The wine of Chateau Pavie sparks debates. Hopefully, they are fun debates, but with wine involved, I've seen a few conversations become rather heated! Some tasters love the wine. Count me in that group. It is a favorite wine of Robert Parker. Other consumers do not enjoy the wine and prefer when it was made in a less ripe, thinner, less concentrated style.

My bet is, in time, when the Perse vintages have matured, the greatness of what Perse has accomplished at Pavie will be widely recognized. In fact, as we mentioned earlier, the efforts expended by Perse seem to have vindicated Perse and Parker because September 6, 2012, marked the day Chateau Pavie was upgraded in the official 2012 St.
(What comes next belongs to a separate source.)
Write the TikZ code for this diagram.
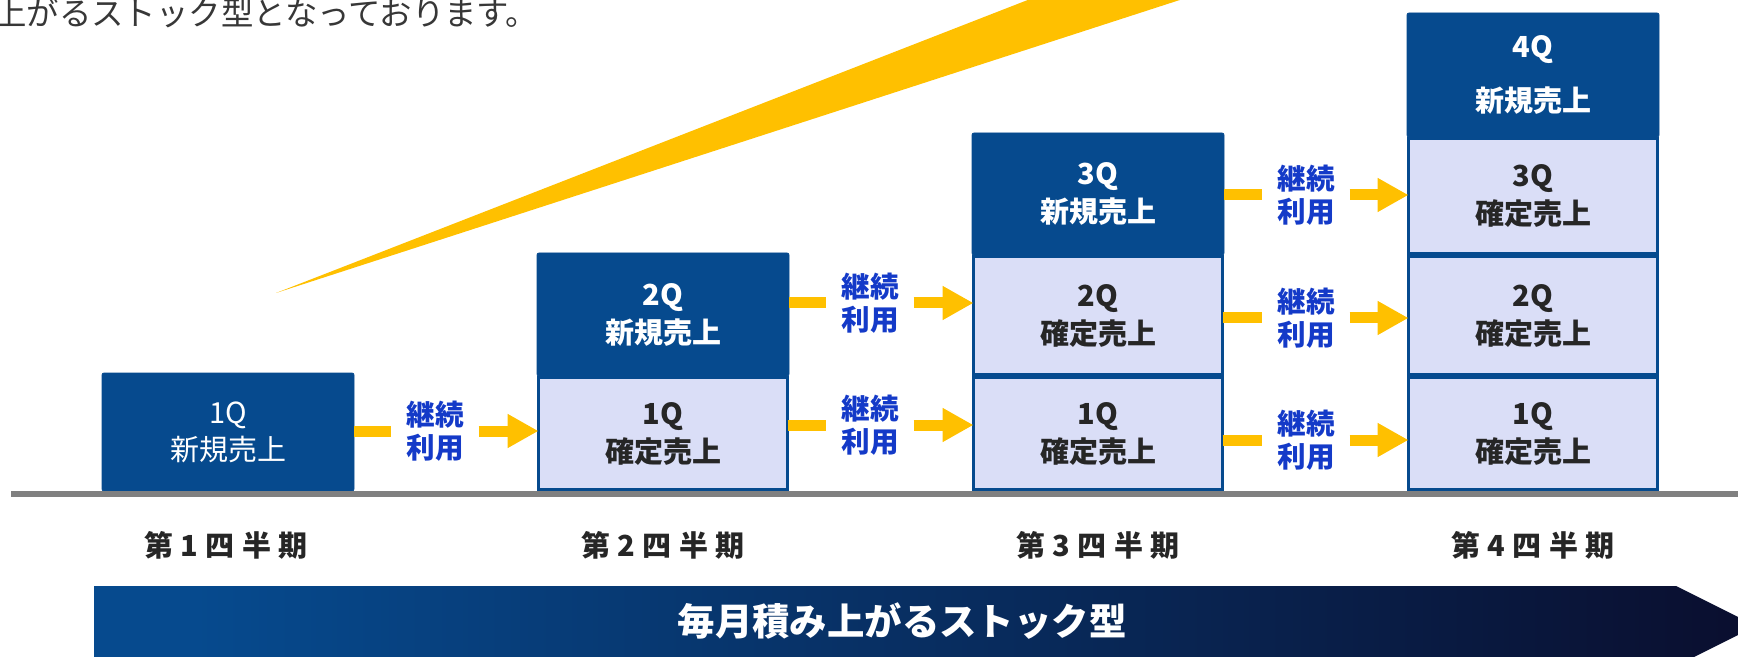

Emilion Classification to Chateau Pavie, St. Emilion, Premier Grand Cru Classe A.

Starting with the 2010 vintage of Chateau Pavie, to protect consumers and fight counterfeits, every bottle, and label from this vintage forward has a locking slip on the capsule with a unique code that matches up to the identical number of the bottle displaying the date the wine was bottled and labeled at Chateau Pavie. The more things change, the more they stay the same.

For the 2012 vintage, to commemorate their promotion to Grand Cru Classe A status, Chateau Pavie introduced a new, sleek, quite artistically designed, regal-looking label in gold and black, replacing the older, classic, green-tinted design. Chateau Pavie returned to the standard label in subsequent vintages.